The group of seven toured such wide-ranging sites as the Canadian Canoe Museum in Peterborough and the Hockey Hall of Fame in Toronto, and sat in on Question Period in the House of Commons in Ottawa.

They also focused on the works and impact of the iconic Canadian landscape artists from the early 1900s collectively known as the Group of Seven.

The work of the artists—Lawren Harris, J.E.H. MacDonald, A.Y. Jackson, Frank Johnston, Arthur Lismer, Franklin Carmichael and A.J. Casson—are known to most Canadians and their work has long been a source of pride.

And that was a topic that intrigued McLean and his students.

“What creates a country?” McLean asks. “What makes Canada Canada? It’s been described as a land with too much geography, so how do you bind all those people together? The Group of Seven is meant to answer part of that question. It was their landscape art that showed the great outdoor wilderness area and the power of nature.”

Their art, in fact, can be found in museums throughout the country, including at the National Gallery of Canada in Ottawa, another of the group’s stops.

And in April, some of that Canadian heritage comes to Albion College, thanks to Albion alumni Richard Wells, ’67, and Dennis Moore, ’70.

April 5 and 6: Lecture, Address, Film Screening

Wells has been longtime friends with Gary and Joanie McGuffin, the Canadian adventurers and conservationists who recently completed the documentary film Painted Land: In Search of the Group of Seven with award-winning documentary film producer White Pine Pictures. Over the course of several months, McLean, Albion art history professor Bille Wickre and Wells were able to arrange a lecture and screening of the film with the McGuffins.

The lecture is Tuesday, April 5 at 7:30 p.m. in Bobbitt Auditorium; the film screening is April 6 at 7:30 p.m. at the Bohm Theatre in downtown Albion. Both events are free and open to the public.

According to the White Pine Pictures website, this will be the first U.S. showing of the documentary after a year of coast-to-coast cross-Canada screenings. A second U.S. screening is set for April 21 at the Flint Institute of Art.

A group of students posing on the subway.

The Albion students take time for a photo on the Toronto subway.

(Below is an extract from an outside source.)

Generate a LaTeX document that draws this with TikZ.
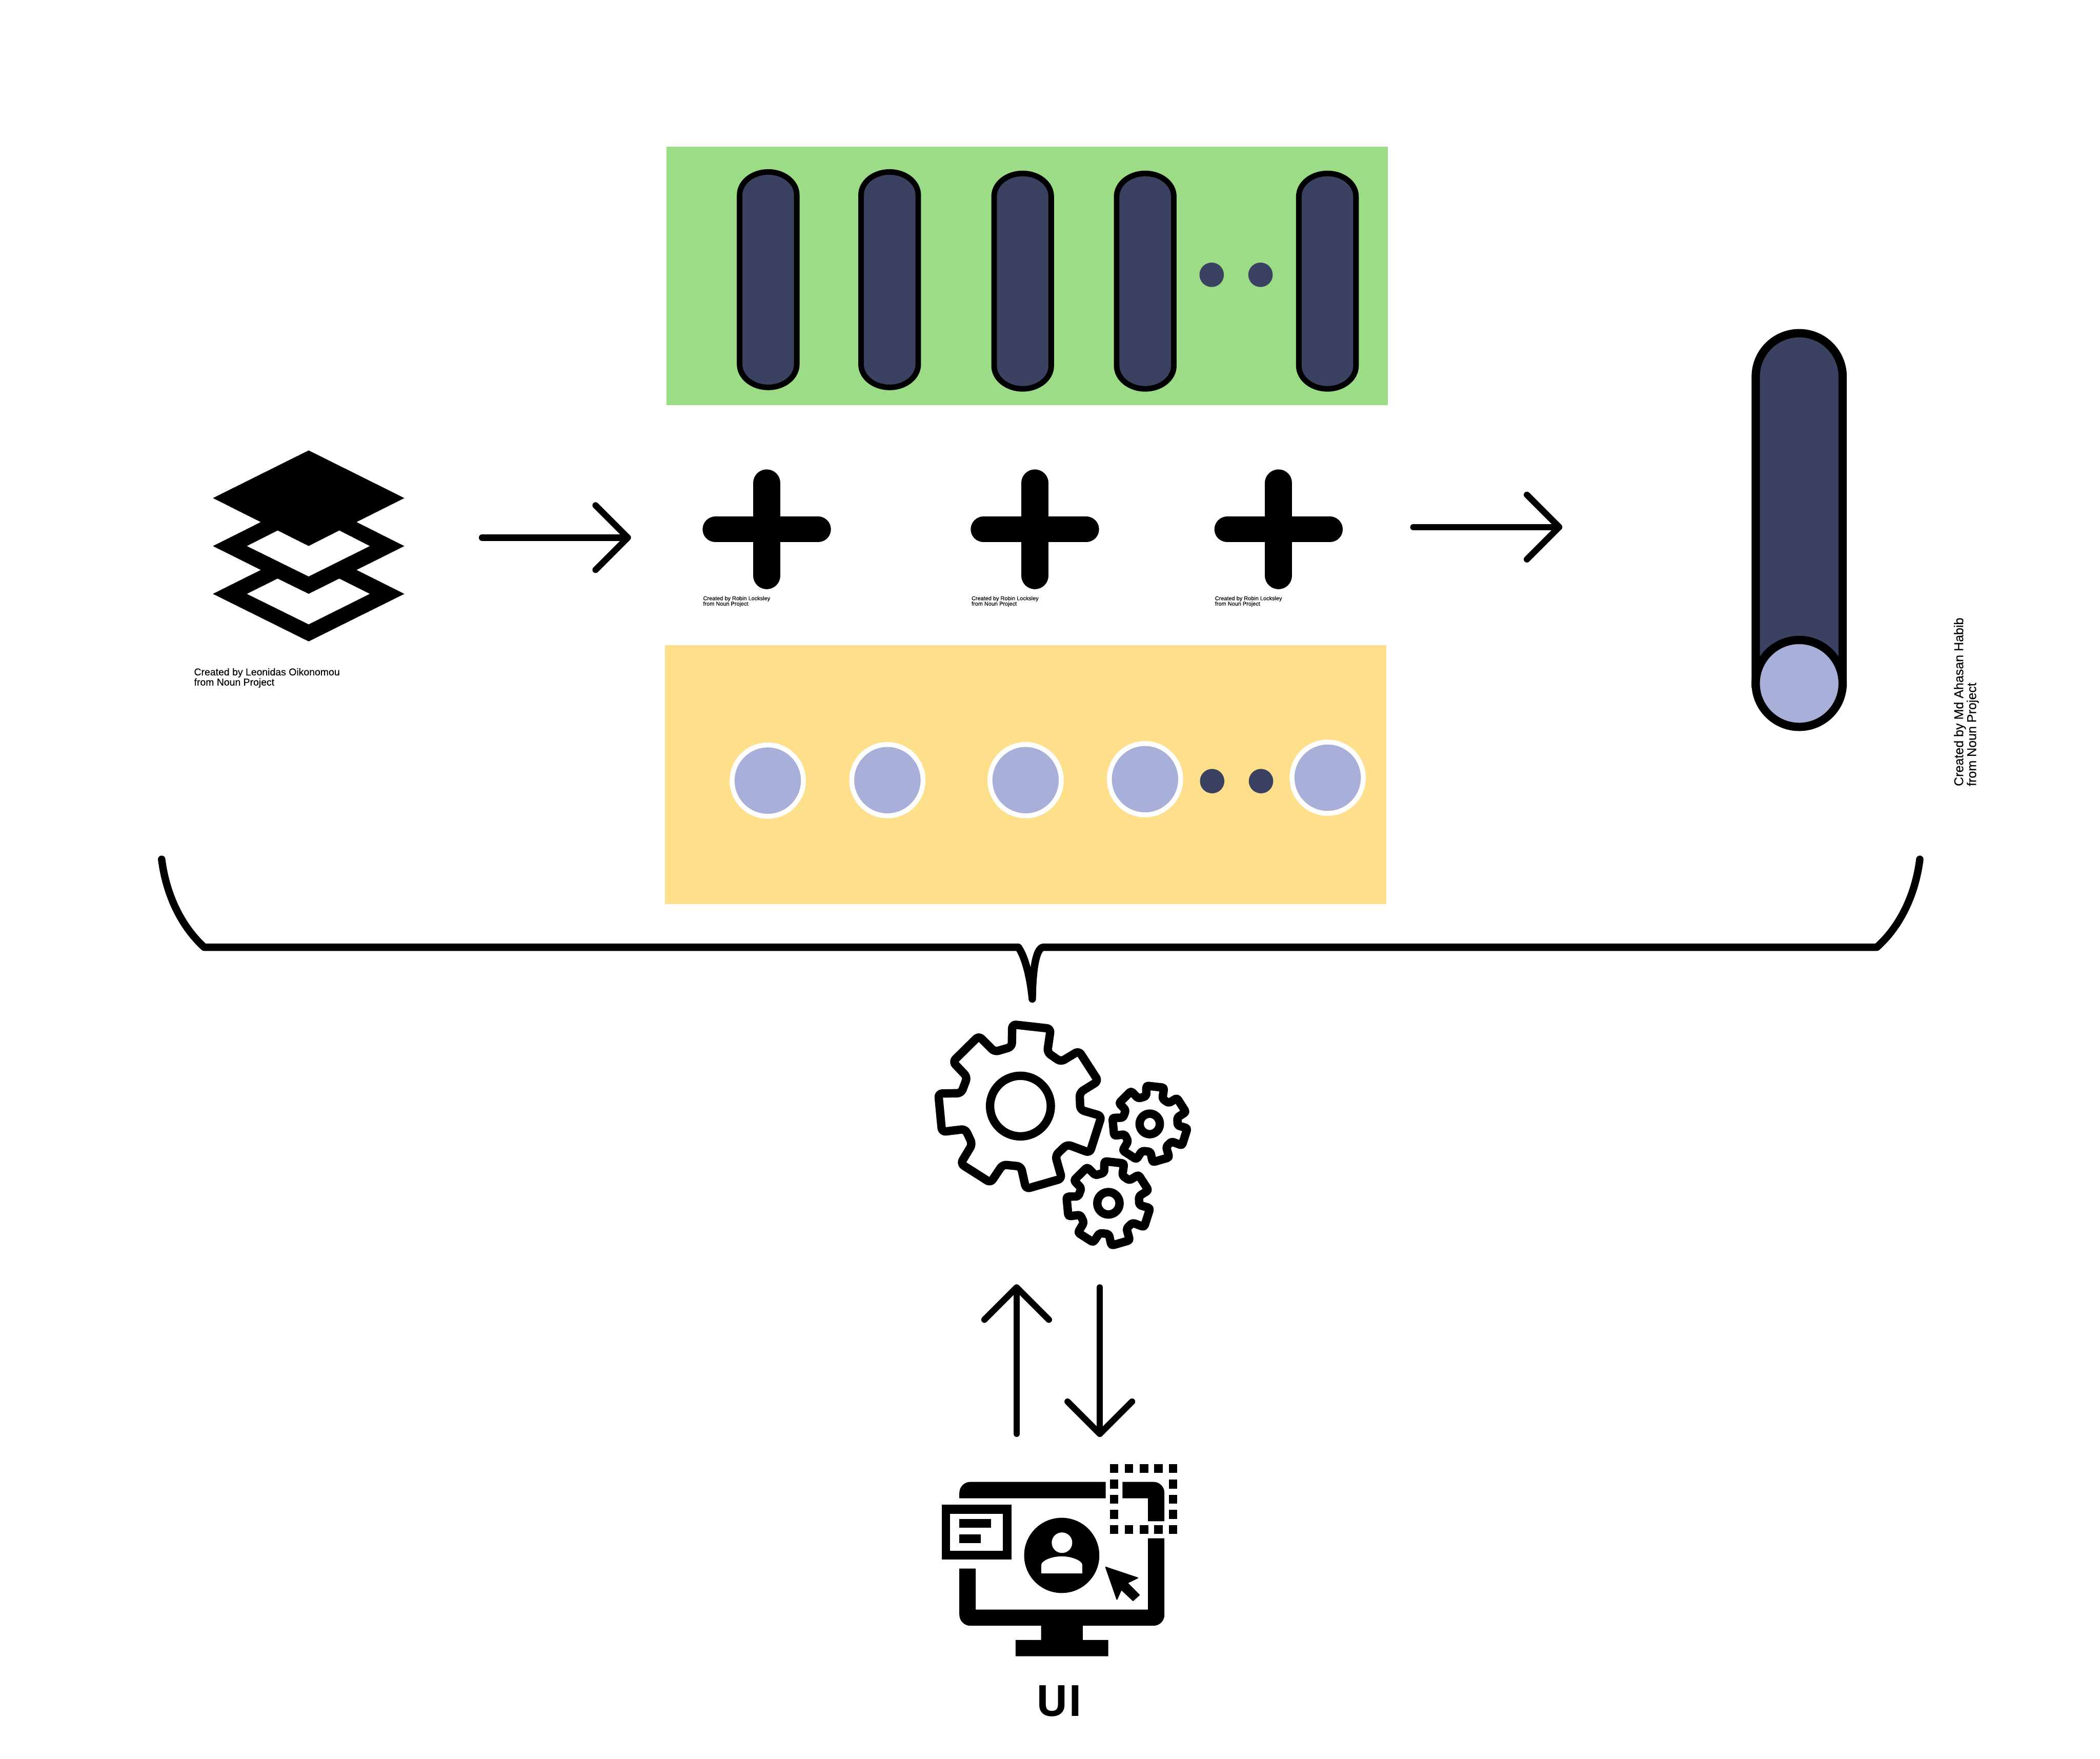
\documentclass[tikz,border=0pt]{standalone}
\usepackage{fontspec}
\setmainfont{Liberation Sans}
\newfontfamily\creditfont[FakeBold=0.25]{Liberation Sans}
\newfontfamily\uifont{Open Sans}
\usetikzlibrary{arrows.meta}
\definecolor{navy}{HTML}{3B4161}
\definecolor{lav}{HTML}{A8AFD9}
\definecolor{grn}{HTML}{9CDC87}
\definecolor{yel}{HTML}{FEE08C}
\tikzset{
  pillbody/.style={draw=black,fill=navy,line width=2.85pt},
  dotmark/.style={fill=navy},
  discmark/.style={draw=white,fill=lav,line width=2.5pt},
  arr/.style={line width=3.25pt,line cap=round,-{Straight Barb[length=16.5pt,width=33pt,line width=3.25pt,round]}},
  brace/.style={line width=3.8pt,line cap=round,line join=round},
  gearline/.style={draw=black,line width=4.3pt,line join=round},
  plusbar/.style={line cap=round},
  credit/.style={inner sep=0pt,align=left,anchor=north west,text=black},
}
\newcommand{\pill}[3]{%
  \draw[pillbody] (#1-58.5,#2+5+47) arc[start angle=180,end angle=360,x radius=58.5,y radius=47]
    -- (#1+58.5,#3-5-47) arc[start angle=0,end angle=180,x radius=58.5,y radius=47] -- cycle;}
\newcommand{\plus}[1]{%
  \draw[plusbar,line width=13.2pt] (#1-105,1083.7) -- (#1+105,1083.7);
  \draw[plusbar,line width=13.9pt] (#1,988.7) -- (#1,1178.3);}
\newcommand{\gearoutline}{%
  \draw[gearline] (537,175) -- (727,198) -- (710,325) -- (777,375) -- (866,317) -- (962,478) -- (870,540) -- (873,632)
   -- (978,665) -- (920,862) -- (808,817) -- (750,877) -- (782,1000) -- (605,1055) -- (580,935) -- (490,925)
   -- (430,1022) -- (282,920) -- (340,815) -- (305,735) -- (190,750) -- (172,545) -- (285,543) -- (315,457)
   -- (243,375) -- (372,237) -- (450,322) -- (535,295) -- cycle;}
\begin{document}
\begin{tikzpicture}[x=0.25pt,y=-0.25pt]
\useasboundingbox (0,0) rectangle (4300,3600);
% green block
\fill[grn] (1365,300) rectangle (2842,829);
\pill{1573}{347}{798}
\pill{1821.6}{347}{798}
\pill{2094}{350}{801}
\pill{2345}{350}{801}
\pill{2718}{350}{801}
\fill[dotmark] (2481,562.5) circle[radius=25];
\fill[dotmark] (2581,562.5) circle[radius=25];
% yellow block
\fill[yel] (1362,1321) rectangle (2839,1851);
\draw[discmark] (1572,1598) circle[radius=73];
\draw[discmark] (1817,1597) circle[radius=73];
\draw[discmark] (2100,1597) circle[radius=73];
\draw[discmark] (2344.5,1595) circle[radius=73];
\draw[discmark] (2718.5,1592) circle[radius=73];
\fill[dotmark] (2482,1599) circle[radius=25];
\fill[dotmark] (2582,1599) circle[radius=25];
% layers icon
\fill (632,1117.8) -- (828,1215.7) -- (632,1313) -- (436,1215.7) -- cycle;
\fill (632,1019.6) -- (828,1117.8) -- (632,1215.7) -- (436,1117.8) -- cycle;
\fill (632,922) -- (828,1019.6) -- (632,1117.8) -- (436,1019.6) -- cycle;
\fill[white] (505.7,1215.7) -- (568.5,1184.5) -- (632,1215.7) -- (694.8,1184.5) -- (757,1215.7) -- (632,1278) -- cycle;
\fill[white] (505.7,1117.8) -- (568.5,1086) -- (632,1117.8) -- (694.8,1086) -- (757,1117.8) -- (632,1180) -- cycle;
\node[credit,font=\fontsize{5.1pt}{5.2pt}\creditfont] (layerscredit) at (396.6,1367) {Created by Leonidas Oikonomou\\from Noun Project};
% plus icons
\plus{1570}
\plus{2119}
\plus{2618}
\node[credit,font=\fontsize{2.87pt}{2.75pt}\creditfont] (pluscrediti) at (1439,1219.6) {Created by Robin Locksley\\from Noun Project};
\node[credit,font=\fontsize{2.87pt}{2.75pt}\creditfont] (pluscreditii) at (1988.6,1219.6) {Created by Robin Locksley\\from Noun Project};
\node[credit,font=\fontsize{2.87pt}{2.75pt}\creditfont] (pluscreditiii) at (2487,1219.6) {Created by Robin Locksley\\from Noun Project};
% arrows
\coordinate (aonestart) at (987,1100.5);
\coordinate (aoneend) at (1292,1100.5);
\draw[arr] (aonestart) -- (aoneend);
\coordinate (atwostart) at (2894,1079);
\coordinate (atwoend) at (3199,1079);
\draw[arr] (atwostart) -- (atwoend);
% cylinder
\draw[draw=black,fill=navy,line width=4.25pt] (3595,771) arc[start angle=180,end angle=360,radius=89] -- (3773,1399) -- (3595,1399) -- cycle;
\draw[draw=black,fill=lav,line width=4.25pt] (3684,1399) circle[radius=89];
\node[credit,rotate=90,font=\fontsize{6.57pt}{6.6pt}\creditfont] (cylcredit) at (4000,1610) {Created by Md Ahasan Habib\\from Noun Project};
% brace
\draw[brace] (331,1759) .. controls (340,1830) and (370,1895) .. (418,1939)
  -- (2085,1939) .. controls (2100,1960) and (2110,2005) .. (2113.7,2045)
  .. controls (2114,2005) and (2118,1939) .. (2137,1939)
  -- (3843,1939) .. controls (3892,1895) and (3922,1830) .. (3931,1759);
% gears
\begin{scope}[shift={(1850,2030)},x=0.10365pt,y=-0.09567pt]
  \begin{scope}[rounded corners=2pt]
    \gearoutline
  \end{scope}
  \draw[gearline] (577.5,612) circle[x radius=150,y radius=162];
  \begin{scope}[shift={(716.85,817.3)},scale=0.5125,rounded corners=1.1pt]
    \gearoutline
  \end{scope}
  \draw[gearline] (1012,1132) circle[x radius=55,y radius=60];
  \begin{scope}[shift={(953.05,421.6)},xscale=0.459,yscale=0.465,rounded corners=1pt]
    \gearoutline
  \end{scope}
  \draw[gearline] (1216,707.5) circle[x radius=50,y radius=55];
\end{scope}
% up / down arrows
\coordinate (upstart) at (2081.7,2935);
\coordinate (upend) at (2081.7,2629);
\draw[arr] (upstart) -- (upend);
\coordinate (downstart) at (2252,2635.5);
\coordinate (downend) at (2252,2941.7);
\draw[arr] (downstart) -- (downend);
% monitor
\fill (1964.4,3067) -- (1964.4,3056) arc[start angle=180,end angle=270,radius=22.5] -- (2264,3033.5) -- (2264,3067) -- cycle;
\fill (2298.4,3033.5) -- (2361.8,3033.5) arc[start angle=270,end angle=360,radius=22.5] -- (2384.3,3114) -- (2350.6,3114) -- (2350.6,3067) -- (2298.4,3067) -- cycle;
\fill (1964.4,3211) -- (1998,3211) -- (1998,3295) -- (2350.6,3295) -- (2350.6,3149) -- (2384.3,3149) -- (2384.3,3305.5)
  arc[start angle=0,end angle=90,radius=22.5] -- (2217,3328) -- (2217,3357) -- (2269.2,3357) -- (2269.2,3390.5) -- (2079.4,3390.5)
  -- (2079.4,3357) -- (2131.6,3357) -- (2131.6,3328) -- (1986.9,3328) arc[start angle=90,end angle=180,radius=22.5] -- cycle;
\foreach \xa in {2272.5,2303,2333.6,2363,2393} {
  \fill (\xa,2997) rectangle +(17.5,18);
  \fill (\xa,3122) rectangle +(17.5,18);
}
\foreach \ya in {3029,3060,3091} {
  \fill (2272.5,\ya) rectangle +(17.5,18);
  \fill (2393,\ya) rectangle +(17.5,18);
}
\fill (1928,3080.5) rectangle (2071,3192);
\fill[white] (1945.5,3098.5) rectangle (2053.5,3175);
\fill (1964.4,3109) rectangle (2029.5,3127);
\fill (1964.4,3141) rectangle (2008.7,3159);
\fill (2174,3184) circle[radius=77];
\fill[white] (2174.5,3158) circle[radius=21];
\fill[white] (2132.3,3221) -- (2132.3,3203) .. controls (2132.3,3196) and (2151,3186) .. (2174,3186) .. controls (2197,3186) and (2216,3196) .. (2216,3203) -- (2216,3221) -- cycle;
\fill[line join=round,draw=black,line width=0.5pt] (2264,3208) -- (2329.5,3230) -- (2308.4,3240.5) -- (2332.8,3265) -- (2320,3276.5) -- (2296,3254) -- (2287,3274) -- cycle;
\node[inner sep=0pt,anchor=base,font=\fontsize{22pt}{22pt}\uifont\bfseries] (uilabel) at (2168.5,3513) {UI};
\end{tikzpicture}
\end{document}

Meanwhile, Moore, the public affairs officer for the Consulate General of Canada in Detroit, has arranged for Consul General Douglas George to speak at Albion on Wednesday, April 6 at 4:30 p.m. in the Kellogg Center’s Gerstacker Commons. George’s address is also free and open to the public.

It is a circumstance that couldn’t make McLean any happier.

“I was on cloud nine,” he says. “My hope is this will lead to a renewing of our connection with Canada. It reminds us of our own common Great Lakes heritage.”

As for the recent trip to Canada, it left no doubt in the mind of one student where her future lies.

“The trip meant everything,” says St. Pierre, from Troy, Michigan. “[Classmate] Megan and I both have a desire to move up there, and this trip was mind-opening. Before, I thought I wanted to move to Canada, now I know I do.”